Exercise details ▸ Find how many lines in the data below mention "chart". Give the number only.

--- begin Records provided ---

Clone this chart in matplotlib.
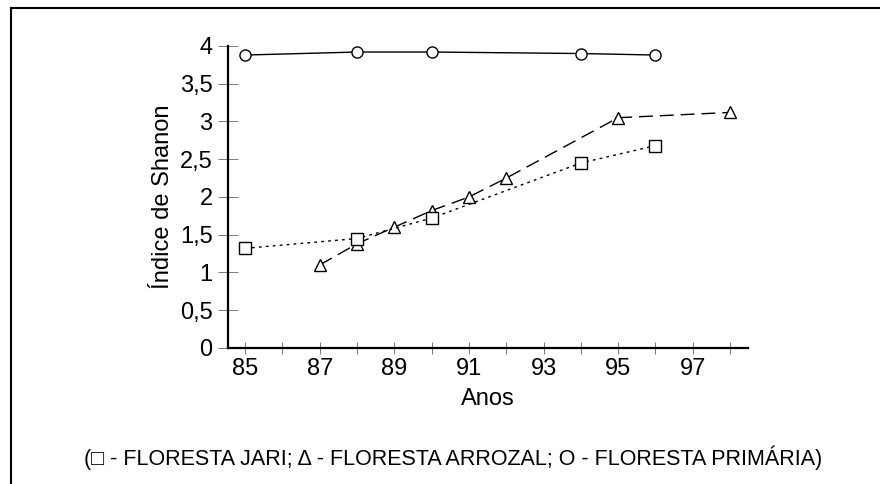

--- end Records provided ---
--- begin Records provided ---

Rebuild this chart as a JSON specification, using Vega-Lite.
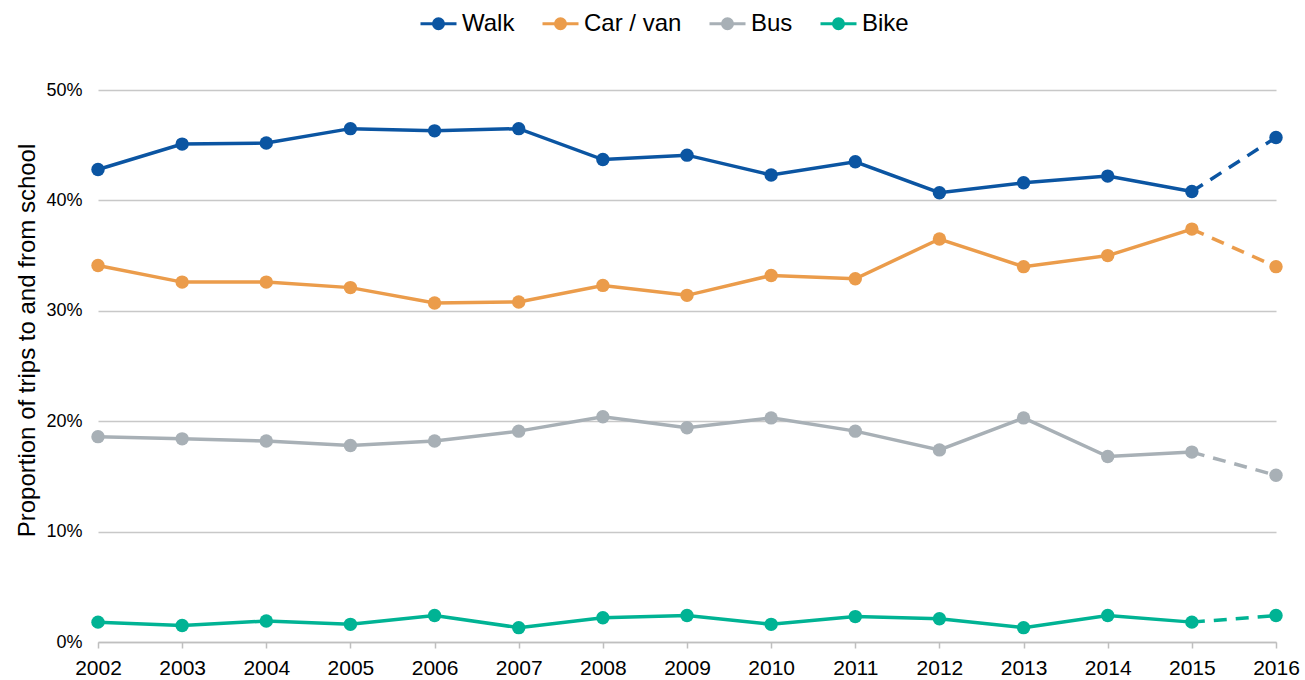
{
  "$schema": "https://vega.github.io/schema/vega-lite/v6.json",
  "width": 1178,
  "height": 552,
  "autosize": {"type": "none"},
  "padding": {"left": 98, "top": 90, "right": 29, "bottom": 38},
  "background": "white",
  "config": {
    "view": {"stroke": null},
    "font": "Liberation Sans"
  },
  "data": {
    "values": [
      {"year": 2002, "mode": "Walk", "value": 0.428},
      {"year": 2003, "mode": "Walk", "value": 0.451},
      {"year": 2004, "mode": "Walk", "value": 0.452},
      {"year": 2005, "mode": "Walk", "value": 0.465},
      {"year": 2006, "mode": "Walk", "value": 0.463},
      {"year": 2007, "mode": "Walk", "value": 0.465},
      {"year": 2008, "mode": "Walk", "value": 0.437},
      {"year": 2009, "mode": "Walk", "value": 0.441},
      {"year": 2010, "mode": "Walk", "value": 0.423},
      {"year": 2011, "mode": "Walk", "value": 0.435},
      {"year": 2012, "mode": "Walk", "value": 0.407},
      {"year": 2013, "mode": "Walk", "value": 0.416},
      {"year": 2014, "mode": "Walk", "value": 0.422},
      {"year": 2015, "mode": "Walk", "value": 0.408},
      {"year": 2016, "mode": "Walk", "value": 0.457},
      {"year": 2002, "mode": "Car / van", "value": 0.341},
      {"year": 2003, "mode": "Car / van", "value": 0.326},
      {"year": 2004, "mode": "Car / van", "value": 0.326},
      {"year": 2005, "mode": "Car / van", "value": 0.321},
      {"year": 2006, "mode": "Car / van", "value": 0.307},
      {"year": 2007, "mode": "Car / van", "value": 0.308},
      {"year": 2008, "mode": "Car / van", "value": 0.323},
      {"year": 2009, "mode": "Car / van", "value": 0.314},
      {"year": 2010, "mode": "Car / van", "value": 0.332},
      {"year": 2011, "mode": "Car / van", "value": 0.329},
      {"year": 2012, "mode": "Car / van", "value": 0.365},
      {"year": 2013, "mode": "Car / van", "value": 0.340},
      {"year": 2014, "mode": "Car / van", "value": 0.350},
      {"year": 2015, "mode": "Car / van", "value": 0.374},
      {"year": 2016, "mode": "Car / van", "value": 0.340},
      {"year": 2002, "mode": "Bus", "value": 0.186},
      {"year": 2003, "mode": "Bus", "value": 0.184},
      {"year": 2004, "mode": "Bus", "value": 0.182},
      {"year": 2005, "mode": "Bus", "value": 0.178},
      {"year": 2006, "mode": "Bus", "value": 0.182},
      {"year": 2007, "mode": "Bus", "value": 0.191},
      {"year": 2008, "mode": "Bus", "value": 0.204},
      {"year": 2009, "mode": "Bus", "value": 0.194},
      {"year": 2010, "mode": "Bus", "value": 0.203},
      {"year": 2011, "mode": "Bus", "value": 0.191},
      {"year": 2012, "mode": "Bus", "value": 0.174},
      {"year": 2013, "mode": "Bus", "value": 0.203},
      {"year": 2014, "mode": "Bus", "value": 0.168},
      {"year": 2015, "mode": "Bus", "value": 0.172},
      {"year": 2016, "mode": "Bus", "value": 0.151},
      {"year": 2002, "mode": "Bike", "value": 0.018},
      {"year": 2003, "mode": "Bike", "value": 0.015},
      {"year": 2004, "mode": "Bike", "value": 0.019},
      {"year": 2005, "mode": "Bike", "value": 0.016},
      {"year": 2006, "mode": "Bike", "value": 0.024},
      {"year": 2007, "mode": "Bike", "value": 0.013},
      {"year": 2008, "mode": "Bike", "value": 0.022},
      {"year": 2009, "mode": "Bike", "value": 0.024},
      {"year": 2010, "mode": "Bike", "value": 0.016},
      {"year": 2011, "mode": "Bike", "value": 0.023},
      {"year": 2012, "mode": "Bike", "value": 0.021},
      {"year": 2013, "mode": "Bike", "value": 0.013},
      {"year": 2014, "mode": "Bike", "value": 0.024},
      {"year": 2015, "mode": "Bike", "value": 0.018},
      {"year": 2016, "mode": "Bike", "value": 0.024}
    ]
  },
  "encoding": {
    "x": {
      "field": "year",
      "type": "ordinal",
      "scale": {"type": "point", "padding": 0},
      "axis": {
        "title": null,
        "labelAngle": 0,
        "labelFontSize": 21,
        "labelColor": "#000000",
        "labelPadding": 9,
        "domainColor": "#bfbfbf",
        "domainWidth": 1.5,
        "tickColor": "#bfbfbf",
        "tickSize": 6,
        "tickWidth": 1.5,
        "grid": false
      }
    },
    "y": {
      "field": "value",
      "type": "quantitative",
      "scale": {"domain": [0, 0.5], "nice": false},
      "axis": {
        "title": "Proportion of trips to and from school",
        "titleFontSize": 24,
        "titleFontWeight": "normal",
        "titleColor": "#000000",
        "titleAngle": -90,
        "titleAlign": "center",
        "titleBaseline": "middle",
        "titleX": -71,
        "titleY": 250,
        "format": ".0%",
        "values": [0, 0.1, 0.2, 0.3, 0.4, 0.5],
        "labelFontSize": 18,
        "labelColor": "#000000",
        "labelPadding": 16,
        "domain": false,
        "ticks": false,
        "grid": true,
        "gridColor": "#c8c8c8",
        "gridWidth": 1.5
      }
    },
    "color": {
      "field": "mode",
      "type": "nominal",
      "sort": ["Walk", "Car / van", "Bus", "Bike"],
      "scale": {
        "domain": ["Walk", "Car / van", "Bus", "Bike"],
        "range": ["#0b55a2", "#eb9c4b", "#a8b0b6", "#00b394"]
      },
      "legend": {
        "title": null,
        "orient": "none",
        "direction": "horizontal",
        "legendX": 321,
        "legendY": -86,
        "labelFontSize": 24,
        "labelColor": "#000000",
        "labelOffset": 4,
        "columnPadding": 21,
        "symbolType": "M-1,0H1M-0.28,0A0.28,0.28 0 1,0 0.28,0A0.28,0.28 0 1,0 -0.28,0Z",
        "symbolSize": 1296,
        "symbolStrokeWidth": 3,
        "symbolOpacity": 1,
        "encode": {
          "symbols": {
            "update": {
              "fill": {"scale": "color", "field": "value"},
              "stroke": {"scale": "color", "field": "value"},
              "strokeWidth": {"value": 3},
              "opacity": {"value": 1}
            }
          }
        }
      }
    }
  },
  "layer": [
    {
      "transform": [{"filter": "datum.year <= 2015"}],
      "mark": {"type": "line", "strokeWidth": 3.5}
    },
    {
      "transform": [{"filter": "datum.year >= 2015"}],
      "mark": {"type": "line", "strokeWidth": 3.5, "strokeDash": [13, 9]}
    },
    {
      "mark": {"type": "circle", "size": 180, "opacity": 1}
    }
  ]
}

--- end Records provided ---

Response ▸ 2